Brendan Burgess of personal finance website Askaboutmoney.com, accused the Central Bank of misleading home owners about the cost of borrowing. “It can’t treat a mortgage taken out 10 years ago as a new loan simply because the borrower decides to look for a term extension,” he said. “It costs people €5,000-€6,000 extra a year to pay a mortgage of €300,000 at an Irish interest rate of 4.5% compared with the eurozone average.”
How did he do that?
Incidentally, why is the focus here on new mortgages? What about all the existing mortgage holders who are being screwed to the wall -- a much bigger group.
While I think it's important to pick up on the reporting inaccuracies - is it not obvious why rates are so much higher here than elsewhere?
A Bust banks which are still losing money
B No repossessions, even of mortgages may years in arrears
Incidentally, why is the focus here on new mortgages? What about all the existing mortgage holders who are being screwed to the wall -- a much bigger group.
I have made the point that it applies to all mortgages.
If, say KBC, charged 3% to new business, BoI customers paying 4.5% would switch.
So it affects around 300,000 borrowers. I am astonished that they don't protest about this.
Brendan
I appreciate that Brendan, but this is an indirect effect that depends on borrowers' ability to switch and on a presumption of effective competition in a near-monolithic banking system. In the meantime, all those borrowers are being directly overcharged, by any reasonable standard.
I wish I could be astonished that there has been no outcry, but we do seem to be a particularly passive and fatalistic bunch. Perhaps we really do believe that somehow the bankers are our betters, because they have better suits. Why else would we just suck it up?

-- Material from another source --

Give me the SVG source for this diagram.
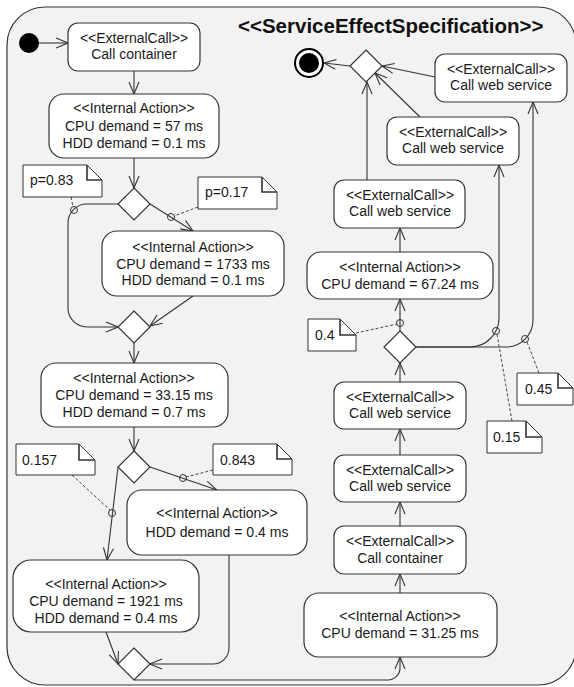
<svg xmlns="http://www.w3.org/2000/svg" width="574" height="687" viewBox="0 0 574 687">
<style>
.frame{fill:#f2f2f2;stroke:#333;stroke-width:1.2}
.box{fill:#fff;stroke:#333;stroke-width:1.2}
.dia{fill:#fff;stroke:#333;stroke-width:1.2}
.note{fill:#fff;stroke:#333;stroke-width:1}
.fold{fill:none;stroke:#333;stroke-width:1.6}
.t{font-family:"Liberation Sans",Arial,sans-serif;font-size:14px;fill:#1a1a1a;text-anchor:middle}
.nt{font-family:"Liberation Sans",Arial,sans-serif;font-size:14px;fill:#1a1a1a}
.title{font-family:"Liberation Sans",Arial,sans-serif;font-size:20.5px;font-weight:bold;fill:#111}
.e{fill:none;stroke:#333;stroke-width:1.1;marker-end:url(#arr)}
.d{fill:none;stroke:#333;stroke-width:0.9;stroke-dasharray:3,2}
.c{fill:none;stroke:#333;stroke-width:1}
</style>
<defs>
<marker id="arr" markerUnits="userSpaceOnUse" markerWidth="14" markerHeight="12" viewBox="0 0 14 12" refX="13" refY="6" orient="auto">
<path d="M1,1 L13,6 L1,11" fill="none" stroke="#333" stroke-width="1.1"/>
</marker>
</defs>
<rect class="frame" x="7" y="7" width="569" height="678" rx="38" ry="38"/>
<text class="title" x="238" y="32.5">&lt;&lt;ServiceEffectSpecification&gt;&gt;</text>

<g id="connectors">
<path class="e" d="M39,43 H68"/>
<path class="e" d="M134,71 V94"/>
<path class="e" d="M134,158 V188"/>
<path class="e" d="M118,204 H87 A19,19 0 0 0 68,223 V308 A19,19 0 0 0 87,327 H118"/>
<path class="e" d="M150,204 L193,231"/>
<path class="e" d="M193,296 L150,326"/>
<path class="e" d="M134,342 V363"/>
<path class="e" d="M134,427 V451"/>
<path class="e" d="M118,467 L107,560"/>
<path class="e" d="M150,467 L217,490"/>
<path class="e" d="M106,632 L118,664"/>
<path class="e" d="M229,555 V648 A16,16 0 0 1 213,664 H150"/>
<path class="e" d="M134,680 H388 A12,12 0 0 0 400,668 V657"/>
<path class="e" d="M400,593 V574"/>
<path class="e" d="M400,526 V502"/>
<path class="e" d="M400,455 V429"/>
<path class="e" d="M400,382 V363"/>
<path class="e" d="M400,331 V299"/>
<path class="e" d="M400,252 V228"/>
<path class="e" d="M367,180 V82"/>
<path class="e" d="M420,117 L375,73"/>
<path class="e" d="M435,77 L382,66"/>
<path class="e" d="M350,66 L324,63"/>
<path class="e" d="M416,347 H470 A29,29 0 0 0 499,318 V165"/>
<path class="e" d="M416,347 H506 A27,27 0 0 0 533,320 V102"/>
<circle class="c" cx="74" cy="210" r="3.5"/>
<circle class="c" cx="171" cy="217" r="3.5"/>
<circle class="c" cx="112" cy="513" r="3.5"/>
<circle class="c" cx="183" cy="478" r="3.5"/>
<circle class="c" cx="400" cy="323" r="3.5"/>
<circle class="c" cx="496" cy="331" r="3.5"/>
<circle class="c" cx="525" cy="339" r="3.5"/>
<path class="d" d="M71,197 L73,207"/>
<path class="d" d="M198,207 L174,216"/>
<path class="d" d="M72,475 L110,510"/>
<path class="d" d="M213,470 L186,477"/>
<path class="d" d="M356,333 L397,324"/>
<path class="d" d="M539,373 L527,342"/>
<path class="d" d="M512,421 L497,334"/>
</g>

<g id="start"><circle cx="29" cy="43" r="10" fill="#000"/></g>
<g id="end"><circle cx="309" cy="63" r="14" fill="#fff" stroke="#000" stroke-width="2"/><circle cx="309" cy="63" r="10" fill="#000"/></g>

<g id="ec1"><rect class="box" x="68" y="23" width="132" height="48" rx="10"/>
<text class="t" x="134" y="42.5">&lt;&lt;ExternalCall&gt;&gt;</text><text class="t" x="134" y="59">Call container</text></g>

<g id="ia1"><rect class="box" x="49" y="94" width="170" height="64" rx="15"/>
<text class="t" x="134" y="113">&lt;&lt;Internal Action&gt;&gt;</text><text class="t" x="134" y="130.5">CPU demand = 57 ms</text><text class="t" x="134" y="148">HDD demand = 0.1 ms</text></g>

<g id="d1"><polygon class="dia" points="134,188 150,204 134,220 118,204"/></g>

<g id="ia2"><rect class="box" x="102" y="231" width="182" height="65" rx="15"/>
<text class="t" x="193" y="251.5">&lt;&lt;Internal Action&gt;&gt;</text><text class="t" x="193" y="268.5">CPU demand = 1733 ms</text><text class="t" x="193" y="285">HDD demand = 0.1 ms</text></g>

<g id="d2"><polygon class="dia" points="134,311 150,327 134,343 118,327"/></g>

<g id="ia3"><rect class="box" x="41" y="363" width="187" height="64" rx="15"/>
<text class="t" x="134" y="383">&lt;&lt;Internal Action&gt;&gt;</text><text class="t" x="134" y="400">CPU demand = 33.15 ms</text><text class="t" x="134" y="417">HDD demand = 0.7 ms</text></g>

<g id="d3"><polygon class="dia" points="134,451 150,467 134,483 118,467"/></g>

<g id="ia5"><rect class="box" x="127" y="490" width="180" height="65" rx="15"/>
<text class="t" x="217" y="518">&lt;&lt;Internal Action&gt;&gt;</text><text class="t" x="217" y="537">HDD demand = 0.4 ms</text></g>

<g id="ia4"><rect class="box" x="13" y="560" width="186" height="72" rx="18"/>
<text class="t" x="106" y="589">&lt;&lt;Internal Action&gt;&gt;</text><text class="t" x="106" y="606">CPU demand = 1921 ms</text><text class="t" x="106" y="623">HDD demand = 0.4 ms</text></g>

<g id="d4"><polygon class="dia" points="134,648 150,664 134,680 118,664"/></g>

<g id="ia6"><rect class="box" x="304" y="593" width="193" height="64" rx="15"/>
<text class="t" x="400" y="621">&lt;&lt;Internal Action&gt;&gt;</text><text class="t" x="400" y="638">CPU demand = 31.25 ms</text></g>

<g id="ec2"><rect class="box" x="334" y="526" width="132" height="48" rx="10"/>
<text class="t" x="400" y="546">&lt;&lt;ExternalCall&gt;&gt;</text><text class="t" x="400" y="562.5">Call container</text></g>

<g id="ws4"><rect class="box" x="334" y="455" width="132" height="47" rx="10"/>
<text class="t" x="400" y="475">&lt;&lt;ExternalCall&gt;&gt;</text><text class="t" x="400" y="491">Call web service</text></g>

<g id="ws3"><rect class="box" x="334" y="382" width="132" height="47" rx="10"/>
<text class="t" x="400" y="402">&lt;&lt;ExternalCall&gt;&gt;</text><text class="t" x="400" y="418">Call web service</text></g>

<g id="d5"><polygon class="dia" points="400,331 416,347 400,363 384,347"/></g>

<g id="ia7"><rect class="box" x="307" y="252" width="186" height="47" rx="14"/>
<text class="t" x="400" y="272">&lt;&lt;Internal Action&gt;&gt;</text><text class="t" x="400" y="289">CPU demand = 67.24 ms</text></g>

<g id="ws2b"><rect class="box" x="334" y="180" width="131" height="48" rx="10"/>
<text class="t" x="400" y="199.5">&lt;&lt;ExternalCall&gt;&gt;</text><text class="t" x="400" y="215.5">Call web service</text></g>

<g id="ws2"><rect class="box" x="387" y="117" width="132" height="48" rx="10"/>
<text class="t" x="453" y="137">&lt;&lt;ExternalCall&gt;&gt;</text><text class="t" x="453" y="153">Call web service</text></g>

<g id="ws1"><rect class="box" x="435" y="54" width="132" height="48" rx="10"/>
<text class="t" x="501" y="73.5">&lt;&lt;ExternalCall&gt;&gt;</text><text class="t" x="501" y="90">Call web service</text></g>

<g id="d6"><polygon class="dia" points="366,50 382,66 366,82 350,66"/></g>

<g id="n1"><path class="note" d="M23,165 H87 L102,180 V197 H23 Z"/><path class="fold" d="M87,165 V180 H102"/><text class="nt" x="30" y="185">p=0.83</text></g>
<g id="n2"><path class="note" d="M198,177 H262 L277,192 V209 H198 Z"/><path class="fold" d="M262,177 V192 H277"/><text class="nt" x="205" y="197">p=0.17</text></g>
<g id="n3"><path class="note" d="M16,444 H79 L95,460 V475 H16 Z"/><path class="fold" d="M79,444 V460 H95"/><text class="nt" x="22" y="465">0.157</text></g>
<g id="n4"><path class="note" d="M213,444 H277 L292,459 V475 H213 Z"/><path class="fold" d="M277,444 V459 H292"/><text class="nt" x="220" y="465">0.843</text></g>
<g id="n5"><path class="note" d="M308,319 H340 L356,335 V351 H308 Z"/><path class="fold" d="M340,319 V335 H356"/><text class="nt" x="315" y="339.5">0.4</text></g>
<g id="n6"><path class="note" d="M517,373 H558 L573,388 V405 H517 Z"/><path class="fold" d="M558,373 V388 H573"/><text class="nt" x="525" y="394">0.45</text></g>
<g id="n7"><path class="note" d="M487,421 H526 L542,437 V453 H487 Z"/><path class="fold" d="M526,421 V437 H542"/><text class="nt" x="493" y="441.5">0.15</text></g>
</svg>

Meanwhile it is noteworthy that spreads on non-tracker mortgage interest rates have moved higher and higher, not responding positively to the lowering of the ECB policy rate from 1.5 per cent in mid-2011 to 0.05 per cent today (Figure 2). (This is not quite visible from the usual statistical data series on aggregate mortgage lending rates since some tracker rates – mostly on restructured mortgages – are included in the standard definition for that series).